Larisa in Aeolis. Studies on Settlement and Architecture

The settlement remains of Larisa in Aeolis (Asia Minor) were already studied by Swedish and German archaeologists in the first half of the 20th century. In spite of the difficult circumstances of the Second World War, the results of the excavations could be published in three volumes. However, the architectural documentations have remained largely limited to the acropolis, and a large-scale survey to cover further areas of the ancient city could not be accomplished until recently. From 2010 onwards, Larisa and its immediate surroundings have been studied within the frame of an architectural survey of İstanbul Teknik Üniversitesi (ITU) with new capacities.

According to the results of latest works, Larisa consisted of two core settlements (Larisa West and East), which are only 1.5 km distant from each other, and developed each on and around a hilltop. Larisa West functioned principally as a ruler’s residence and included the acropolis with representational buildings, as well as the city areas on southern and northern slopes. The milder southern slope features an extensive city with dwellings. Numerous wall remains point out partially a regular planning. The steep northern slope has become essential with the rests of a theatre, which were identified and documented in 2018. Larisa East, located on a higher hilltop served as the natural acropolis of the (western) city providing the citizens a refuge with its fort. Below the fort, to the East, there is a small settlement area revealing remains of houses on natural terraces.

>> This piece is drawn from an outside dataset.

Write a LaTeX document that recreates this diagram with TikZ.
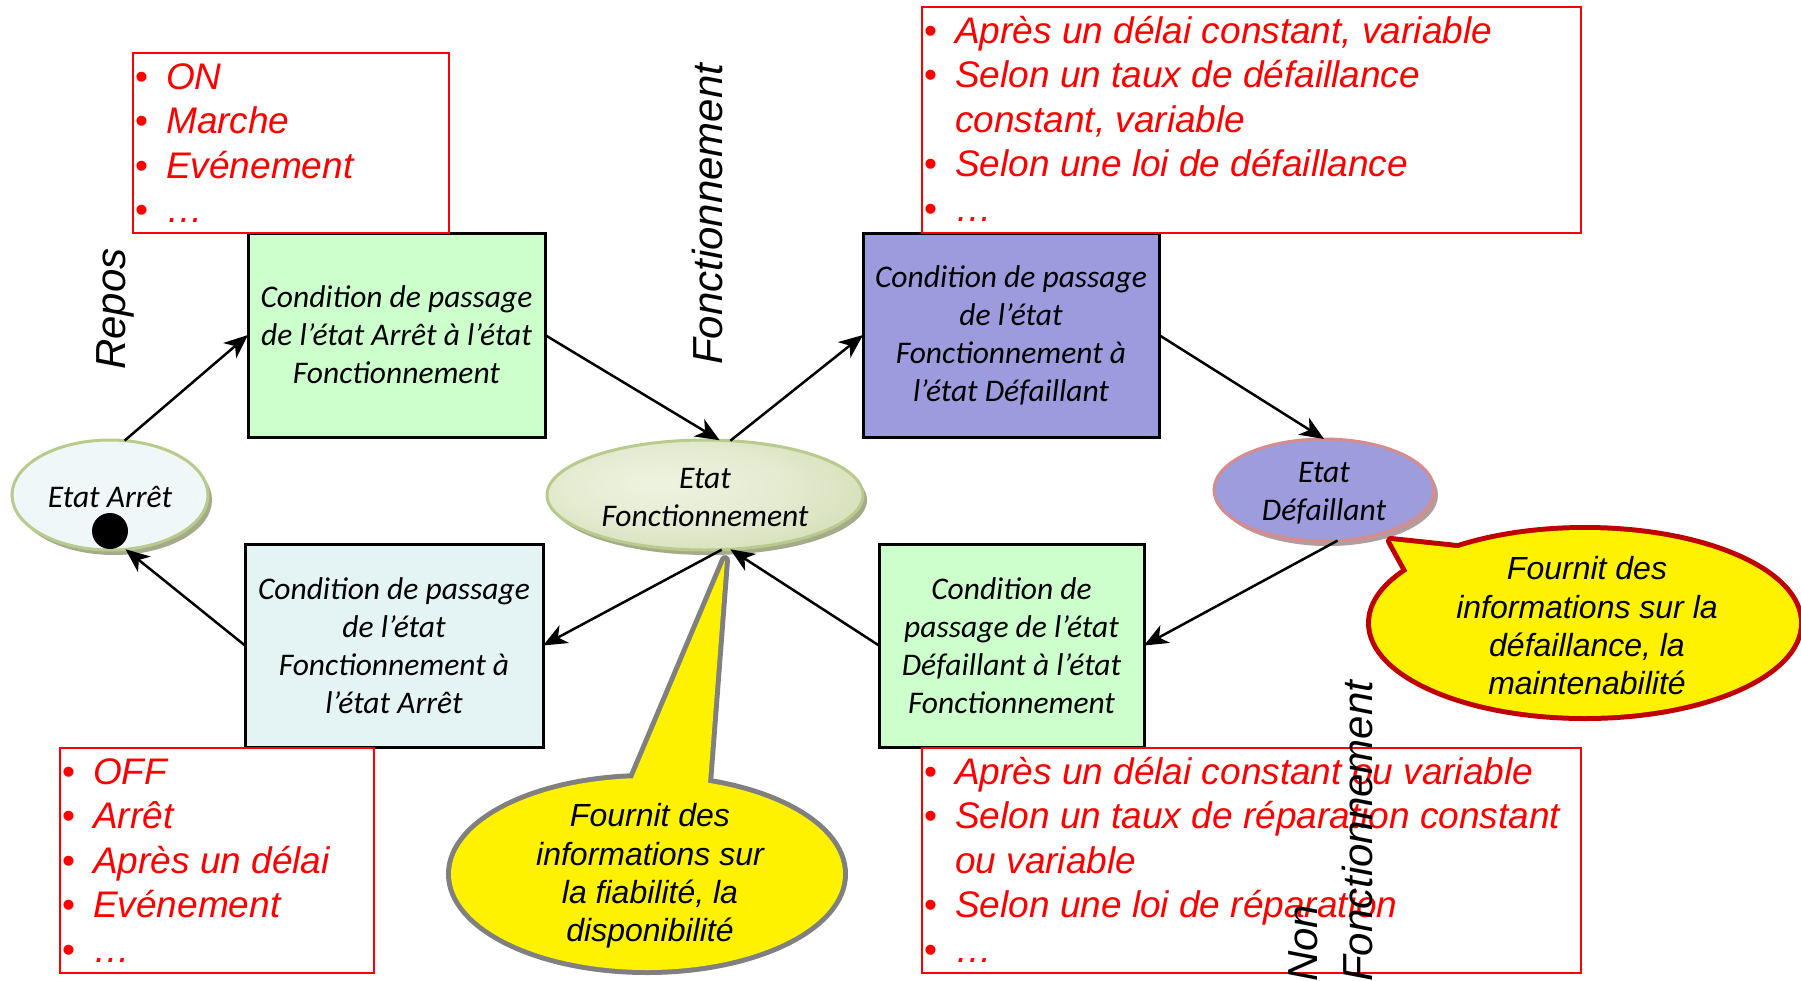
\documentclass[tikz,border=0pt]{standalone}
\usepackage{fontspec}
\setmainfont{Carlito}
\newfontfamily\ari{Liberation Sans}
\usetikzlibrary{arrows.meta,shapes.geometric}
\definecolor{condgreen}{HTML}{CCFFCC}
\definecolor{condpurple}{HTML}{9B9BDD}
\definecolor{condcyan}{HTML}{E4F4F4}
\definecolor{arretfill}{HTML}{EFF7F9}
\definecolor{ellborder}{HTML}{B8CB8C}
\definecolor{ellshadow}{HTML}{A3AB8A}
\definecolor{deffill}{HTML}{9D9DDD}
\definecolor{defborder}{HTML}{D68C8C}
\definecolor{defshadow}{HTML}{B39C9C}
\definecolor{bubgrey}{HTML}{808080}
\definecolor{bubred}{HTML}{C00000}
\definecolor{fcin}{HTML}{EEF2E0}
\definecolor{fcmida}{HTML}{E6ECD3}
\definecolor{fcmidb}{HTML}{CAD6A6}
\definecolor{fcout}{HTML}{C2D098}
\pgfdeclareradialshading{fcshade}{\pgfpoint{-8bp}{6bp}}{color(0bp)=(fcin); color(16bp)=(fcmida); color(42bp)=(fcmidb); color(50bp)=(fcout)}
\newcommand\bul{\makebox[31pt][l]{\upshape\textbullet}}
\newcommand\ind{\hspace*{31pt}}
\begin{document}
\begin{tikzpicture}[x=1pt,y=-1pt,
  cond/.style={draw=black, line width=3pt, inner sep=0pt, outer sep=0pt, align=center,
    font=\itshape\fontsize{31.5}{38}\selectfont},
  state/.style={ellipse, draw=ellborder, line width=3pt, inner sep=0pt, outer sep=0pt},
  stxt/.style={inner sep=0pt, align=center, font=\itshape\fontsize{31.5}{38}\selectfont},
  redbox/.style={draw=red, line width=2pt, inner sep=0pt, outer sep=0pt},
  redtxt/.style={inner sep=0pt, text=red, font=\ari\itshape\fontsize{37}{44.5}\selectfont},
  lbl/.style={inner sep=0pt, font=\ari\itshape\fontsize{42}{55}\selectfont},
  bubtxt/.style={inner sep=0pt, align=center, font=\ari\itshape\fontsize{32}{38.3}\selectfont},
  arr/.style={-{Stealth[length=24pt,width=20pt,inset=7pt]}, line width=2.5pt}]
\useasboundingbox (0,0) rectangle (1801,980);

% ellipse shadows
\fill[ellshadow] (114,500) ellipse [x radius=98, y radius=55];
\fill[ellshadow] (709,500) ellipse [x radius=158, y radius=55];
\fill[defshadow] (1328,495) ellipse [x radius=110, y radius=51];

% states
\node[state, fill=arretfill, minimum width=196, minimum height=110] (ea) at (110,495) {};
\node[stxt] (eat) at (110,497) {Etat Arrêt};
\node[circle, fill=black, minimum size=36, inner sep=0pt] (dot) at (110,531) {};
\node[state, shading=fcshade, minimum width=316, minimum height=110] (ef) at (705,495) {};
\node[stxt] (eft) at (705,498) {Etat\\Fonctionnement};
\node[state, fill=deffill, draw=defborder, minimum width=220, minimum height=102] (ed) at (1324,490) {};
\node[stxt] (edt) at (1324,493) {Etat\\Défaillant};

% condition boxes
\node[cond, fill=condgreen, minimum width=297, minimum height=204] (g1) at (396.5,335)
  {Condition de passage\\de l’état Arrêt à l’état\\Fonctionnement};
\node[cond, fill=condpurple, minimum width=296, minimum height=204] (pb) at (1011,335)
  {Condition de passage\\de l’état\\Fonctionnement à\\l’état Défaillant};
\node[cond, fill=condcyan, minimum width=298, minimum height=203] (cb) at (394,645.5)
  {Condition de passage\\de l’état\\Fonctionnement à\\l’état Arrêt};
\node[cond, fill=condgreen, minimum width=265, minimum height=203] (g2) at (1011.5,645.5)
  {Condition de\\passage de l’état\\Défaillant à l’état\\Fonctionnement};

% red lists
\node[redbox, minimum width=316, minimum height=180] (rtl) at (291,143) {};
\node[redbox, minimum width=659, minimum height=226] (rtr) at (1251.5,120) {};
\node[redbox, minimum width=314, minimum height=225] (rbl) at (217,860.5) {};
\node[redbox, minimum width=659, minimum height=225] (rbr) at (1251.5,860.5) {};
\node[redtxt, anchor=base west] (ltl) at (135,89)
  {\parbox[t]{300pt}{\bul ON\\\bul Marche\\\bul Evénement\\\bul …}};
\node[redtxt, anchor=base west] (ltr) at (924,43)
  {\parbox[t]{650pt}{\bul Après un délai constant, variable\\\bul Selon un taux de défaillance\\\ind constant, variable\\\bul Selon une loi de défaillance\\\bul …}};
\node[redtxt, anchor=base west] (lbl) at (62,784)
  {\parbox[t]{300pt}{\bul OFF\\\bul Arrêt\\\bul Après un délai\\\bul Evénement\\\bul …}};
\node[redtxt, anchor=base west] (lbr) at (924,784)
  {\parbox[t]{650pt}{\bul Après un délai constant ou variable\\\bul Selon un taux de réparation constant\\\ind ou variable\\\bul Selon une loi de réparation\\\bul …}};

% bubbles
\draw[bubgrey, line width=10pt, line join=round] (647,874) ellipse [x radius=196, y radius=96];
\draw[bubgrey, line width=10pt, line join=round] (725,560) -- (633,778) -- (650,840) -- (705,840) -- (708,783) -- cycle;
\fill[yellow] (647,874) ellipse [x radius=196, y radius=96];
\fill[yellow] (725,560) -- (633,778) -- (650,840) -- (705,840) -- (708,783) -- cycle;
\node[bubtxt] (b1) at (650,876) {Fournit des\\informations sur\\la fiabilité, la\\disponibilité};

\draw[bubred, line width=10pt, line join=round] (1585,623) ellipse [x radius=214, y radius=93];
\draw[bubred, line width=10pt, line join=round] (1391,541) -- (1408,572) -- (1460,610) -- (1500,600) -- (1466,549) -- cycle;
\fill[yellow] (1585,623) ellipse [x radius=214, y radius=93];
\fill[yellow] (1391,541) -- (1408,572) -- (1460,610) -- (1500,600) -- (1466,549) -- cycle;
\node[bubtxt] (b2) at (1587,626) {Fournit des\\informations sur la\\défaillance, la\\maintenabilité};

% arrows
\draw[arr] (ea.75) -- (g1.west);
\draw[arr] (g1.east) -- (ef.75);
\draw[arr] (ef.65) -- (pb.west);
\draw[arr] (pb.east) -- (ed.north);
\draw[arr] (ed.-75) -- (g2.east);
\draw[arr] (g2.west) -- (ef.-65);
\draw[arr] (ef.-73) -- (cb.east);
\draw[arr] (cb.west) -- (ea.-74);

% labels
\node[lbl, rotate=90, anchor=base west] (repos) at (125,370) {Repos};
\node[lbl, rotate=90, anchor=base west] (fonct) at (722,365) {Fonctionnement};
\node[lbl, rotate=90, anchor=base west] (nonf) at (1317,982) {\parbox[t]{400pt}{Non\\Fonctionnement}};
\end{tikzpicture}
\end{document}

The core settlements of Larisa West and East were connected to each other with the necropolis and the area reserved for agricultural purposes. The necropolis stretches in the direction of Larisa West, and consisted primarily of tumuli, of which the most imposing one comes forward with its krepis wall measuring a diameter of approx. 55 m. The extensive area of agriculture is closer to Larisa East, and displays agricultural buildings and terraces.

A great number of building traces, most of them recently identified during the course of the Larisa field project, have contributed so far a great extent to our knowledge concerning the settlement structures in Anatolia from the mid-6th to the end of the 4th century BCE.